* BEGIN Data segment *

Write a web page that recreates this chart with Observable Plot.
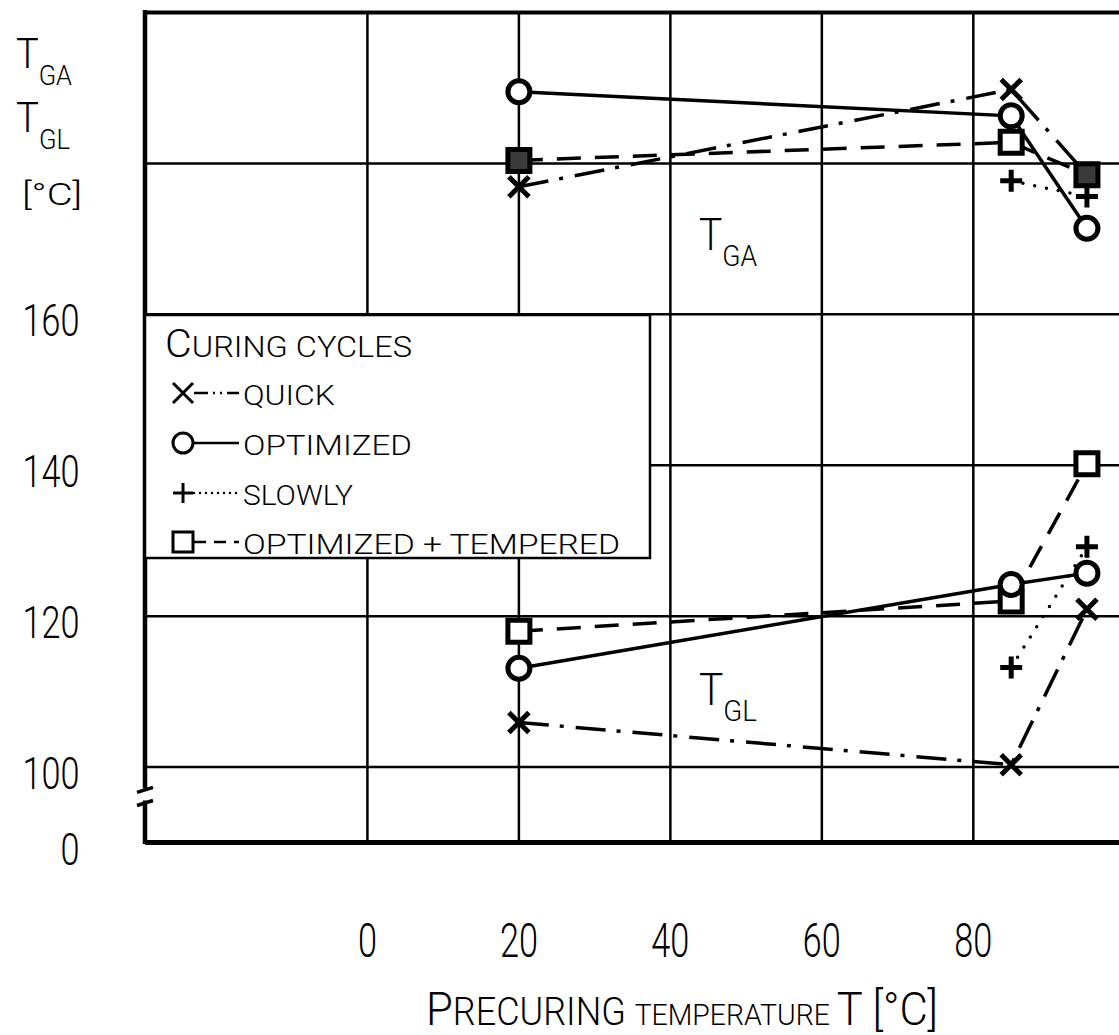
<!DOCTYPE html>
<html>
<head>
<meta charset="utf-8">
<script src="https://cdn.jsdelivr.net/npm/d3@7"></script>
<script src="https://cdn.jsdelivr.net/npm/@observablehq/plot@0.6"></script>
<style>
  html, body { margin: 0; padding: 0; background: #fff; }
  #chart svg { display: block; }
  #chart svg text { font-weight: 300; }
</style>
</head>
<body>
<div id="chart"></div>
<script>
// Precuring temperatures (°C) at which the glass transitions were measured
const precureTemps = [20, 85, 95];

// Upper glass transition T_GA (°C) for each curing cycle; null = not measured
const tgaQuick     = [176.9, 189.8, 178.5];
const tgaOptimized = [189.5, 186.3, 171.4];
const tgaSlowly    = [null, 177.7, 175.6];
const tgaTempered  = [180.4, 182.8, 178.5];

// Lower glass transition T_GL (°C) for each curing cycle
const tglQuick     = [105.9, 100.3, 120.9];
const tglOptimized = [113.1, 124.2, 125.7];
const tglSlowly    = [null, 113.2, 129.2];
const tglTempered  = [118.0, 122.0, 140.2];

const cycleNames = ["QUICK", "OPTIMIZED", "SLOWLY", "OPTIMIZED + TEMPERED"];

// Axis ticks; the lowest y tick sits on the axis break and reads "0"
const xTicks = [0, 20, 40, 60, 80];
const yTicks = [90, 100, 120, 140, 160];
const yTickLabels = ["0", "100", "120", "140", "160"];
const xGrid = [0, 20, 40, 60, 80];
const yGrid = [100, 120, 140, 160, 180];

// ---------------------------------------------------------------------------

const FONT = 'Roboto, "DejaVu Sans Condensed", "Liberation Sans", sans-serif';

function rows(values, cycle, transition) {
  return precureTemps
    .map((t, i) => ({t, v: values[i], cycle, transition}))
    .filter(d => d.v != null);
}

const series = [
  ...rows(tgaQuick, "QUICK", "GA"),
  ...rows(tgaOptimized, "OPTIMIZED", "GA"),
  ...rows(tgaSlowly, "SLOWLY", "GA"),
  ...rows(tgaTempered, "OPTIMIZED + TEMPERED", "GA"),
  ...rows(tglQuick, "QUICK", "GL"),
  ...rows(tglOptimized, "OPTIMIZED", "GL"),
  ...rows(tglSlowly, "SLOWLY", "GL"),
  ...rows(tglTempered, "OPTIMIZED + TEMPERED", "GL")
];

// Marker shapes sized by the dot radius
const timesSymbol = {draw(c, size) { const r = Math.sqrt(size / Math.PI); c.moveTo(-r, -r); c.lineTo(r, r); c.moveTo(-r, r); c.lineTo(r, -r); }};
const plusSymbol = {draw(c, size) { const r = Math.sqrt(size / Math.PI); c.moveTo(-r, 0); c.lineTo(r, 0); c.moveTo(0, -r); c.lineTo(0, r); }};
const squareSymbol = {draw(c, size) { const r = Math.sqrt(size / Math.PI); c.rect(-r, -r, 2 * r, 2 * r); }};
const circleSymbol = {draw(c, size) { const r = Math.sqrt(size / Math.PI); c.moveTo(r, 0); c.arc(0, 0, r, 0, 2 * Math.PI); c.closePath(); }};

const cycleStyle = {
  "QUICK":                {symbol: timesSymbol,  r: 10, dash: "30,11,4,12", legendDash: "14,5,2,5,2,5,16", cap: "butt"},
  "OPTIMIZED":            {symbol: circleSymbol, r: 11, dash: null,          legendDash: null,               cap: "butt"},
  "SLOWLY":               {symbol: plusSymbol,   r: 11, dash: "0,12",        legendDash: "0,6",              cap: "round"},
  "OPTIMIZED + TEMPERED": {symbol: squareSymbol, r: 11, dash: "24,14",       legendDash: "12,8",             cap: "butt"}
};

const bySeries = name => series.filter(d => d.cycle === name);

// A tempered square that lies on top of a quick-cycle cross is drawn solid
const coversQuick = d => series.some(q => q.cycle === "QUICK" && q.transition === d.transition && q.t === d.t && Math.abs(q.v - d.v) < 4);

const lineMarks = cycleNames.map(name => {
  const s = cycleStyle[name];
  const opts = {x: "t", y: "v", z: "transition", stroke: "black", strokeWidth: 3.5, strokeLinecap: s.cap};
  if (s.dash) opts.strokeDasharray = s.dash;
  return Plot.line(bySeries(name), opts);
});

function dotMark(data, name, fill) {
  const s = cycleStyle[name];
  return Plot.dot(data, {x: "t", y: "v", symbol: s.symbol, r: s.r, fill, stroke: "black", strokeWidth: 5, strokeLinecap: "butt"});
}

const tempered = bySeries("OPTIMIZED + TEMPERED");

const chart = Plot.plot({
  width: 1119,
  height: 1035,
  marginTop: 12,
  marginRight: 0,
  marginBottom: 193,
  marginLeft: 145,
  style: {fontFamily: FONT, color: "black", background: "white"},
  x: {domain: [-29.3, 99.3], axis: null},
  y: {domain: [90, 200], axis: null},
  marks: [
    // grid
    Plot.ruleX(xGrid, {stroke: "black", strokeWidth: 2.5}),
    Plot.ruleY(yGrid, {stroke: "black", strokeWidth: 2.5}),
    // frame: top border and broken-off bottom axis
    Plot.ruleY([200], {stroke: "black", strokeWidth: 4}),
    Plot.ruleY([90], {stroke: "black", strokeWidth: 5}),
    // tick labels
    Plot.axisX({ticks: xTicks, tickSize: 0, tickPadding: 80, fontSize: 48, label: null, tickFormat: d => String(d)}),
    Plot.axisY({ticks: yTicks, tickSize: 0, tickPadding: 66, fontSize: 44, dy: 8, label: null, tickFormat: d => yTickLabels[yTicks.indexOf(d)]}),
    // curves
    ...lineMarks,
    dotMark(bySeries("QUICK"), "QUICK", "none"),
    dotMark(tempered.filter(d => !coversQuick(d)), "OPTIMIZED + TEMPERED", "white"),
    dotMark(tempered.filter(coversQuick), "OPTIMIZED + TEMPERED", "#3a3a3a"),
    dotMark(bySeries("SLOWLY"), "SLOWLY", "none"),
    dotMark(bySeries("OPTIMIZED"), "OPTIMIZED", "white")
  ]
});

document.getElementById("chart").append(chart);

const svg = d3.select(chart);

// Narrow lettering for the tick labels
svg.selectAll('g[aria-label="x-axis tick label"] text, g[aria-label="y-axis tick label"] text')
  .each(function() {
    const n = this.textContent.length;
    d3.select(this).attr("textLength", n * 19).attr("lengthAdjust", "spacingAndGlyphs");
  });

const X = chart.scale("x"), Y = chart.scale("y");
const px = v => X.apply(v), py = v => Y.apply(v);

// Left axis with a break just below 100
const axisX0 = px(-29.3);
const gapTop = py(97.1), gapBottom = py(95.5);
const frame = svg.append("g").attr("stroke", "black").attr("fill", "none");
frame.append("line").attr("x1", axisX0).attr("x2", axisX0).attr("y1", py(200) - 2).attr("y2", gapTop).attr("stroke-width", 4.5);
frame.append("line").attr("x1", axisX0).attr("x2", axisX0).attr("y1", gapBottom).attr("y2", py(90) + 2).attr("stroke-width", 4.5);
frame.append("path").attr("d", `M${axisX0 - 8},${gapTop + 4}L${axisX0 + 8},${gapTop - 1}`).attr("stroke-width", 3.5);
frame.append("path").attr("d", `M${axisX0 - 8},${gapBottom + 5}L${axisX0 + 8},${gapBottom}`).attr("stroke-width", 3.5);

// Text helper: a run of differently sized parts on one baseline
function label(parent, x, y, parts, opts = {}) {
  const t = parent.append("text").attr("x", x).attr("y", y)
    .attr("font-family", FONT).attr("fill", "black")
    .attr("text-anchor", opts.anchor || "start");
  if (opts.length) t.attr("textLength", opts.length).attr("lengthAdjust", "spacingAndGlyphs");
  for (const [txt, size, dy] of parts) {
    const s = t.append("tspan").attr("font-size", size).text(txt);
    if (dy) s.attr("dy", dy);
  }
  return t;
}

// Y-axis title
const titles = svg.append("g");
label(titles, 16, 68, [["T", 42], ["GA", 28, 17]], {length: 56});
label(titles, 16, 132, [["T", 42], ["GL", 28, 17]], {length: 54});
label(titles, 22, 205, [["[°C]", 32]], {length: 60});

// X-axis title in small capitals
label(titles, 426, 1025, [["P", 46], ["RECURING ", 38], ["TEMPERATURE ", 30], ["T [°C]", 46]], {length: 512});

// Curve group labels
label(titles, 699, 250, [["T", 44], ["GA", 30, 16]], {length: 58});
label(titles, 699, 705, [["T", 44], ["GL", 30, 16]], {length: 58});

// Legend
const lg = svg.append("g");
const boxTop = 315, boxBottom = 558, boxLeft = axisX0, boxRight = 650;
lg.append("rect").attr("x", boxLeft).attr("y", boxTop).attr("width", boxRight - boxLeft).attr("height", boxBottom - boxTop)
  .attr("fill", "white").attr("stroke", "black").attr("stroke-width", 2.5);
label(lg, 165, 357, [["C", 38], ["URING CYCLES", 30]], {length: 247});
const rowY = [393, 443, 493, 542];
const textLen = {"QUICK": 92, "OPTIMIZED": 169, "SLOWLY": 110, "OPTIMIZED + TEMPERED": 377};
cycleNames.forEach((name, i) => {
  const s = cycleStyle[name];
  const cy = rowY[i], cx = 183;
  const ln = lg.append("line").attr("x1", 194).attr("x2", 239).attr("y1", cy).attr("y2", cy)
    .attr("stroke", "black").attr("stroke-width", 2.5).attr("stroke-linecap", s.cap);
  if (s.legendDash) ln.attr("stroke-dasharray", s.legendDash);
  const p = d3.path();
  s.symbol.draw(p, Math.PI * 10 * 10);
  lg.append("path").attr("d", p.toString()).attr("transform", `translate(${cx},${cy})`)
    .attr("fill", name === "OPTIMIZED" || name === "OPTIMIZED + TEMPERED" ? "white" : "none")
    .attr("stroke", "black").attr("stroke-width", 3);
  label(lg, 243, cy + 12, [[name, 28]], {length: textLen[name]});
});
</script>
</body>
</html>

* END Data segment *

→ Aim of the exercise
Reproduce only the lines from the beginning of the data through the line that contains "[180.4, 182.8, 178.5];", both included, and please drop the pictures.

→ Solution to this task
Write a web page that recreates this chart with Observable Plot.
<!DOCTYPE html>
<html>
<head>
<meta charset="utf-8">
<script src="https://cdn.jsdelivr.net/npm/d3@7"></script>
<script src="https://cdn.jsdelivr.net/npm/@observablehq/plot@0.6"></script>
<style>
  html, body { margin: 0; padding: 0; background: #fff; }
  #chart svg { display: block; }
  #chart svg text { font-weight: 300; }
</style>
</head>
<body>
<div id="chart"></div>
<script>
// Precuring temperatures (°C) at which the glass transitions were measured
const precureTemps = [20, 85, 95];

// Upper glass transition T_GA (°C) for each curing cycle; null = not measured
const tgaQuick     = [176.9, 189.8, 178.5];
const tgaOptimized = [189.5, 186.3, 171.4];
const tgaSlowly    = [null, 177.7, 175.6];
const tgaTempered  = [180.4, 182.8, 178.5];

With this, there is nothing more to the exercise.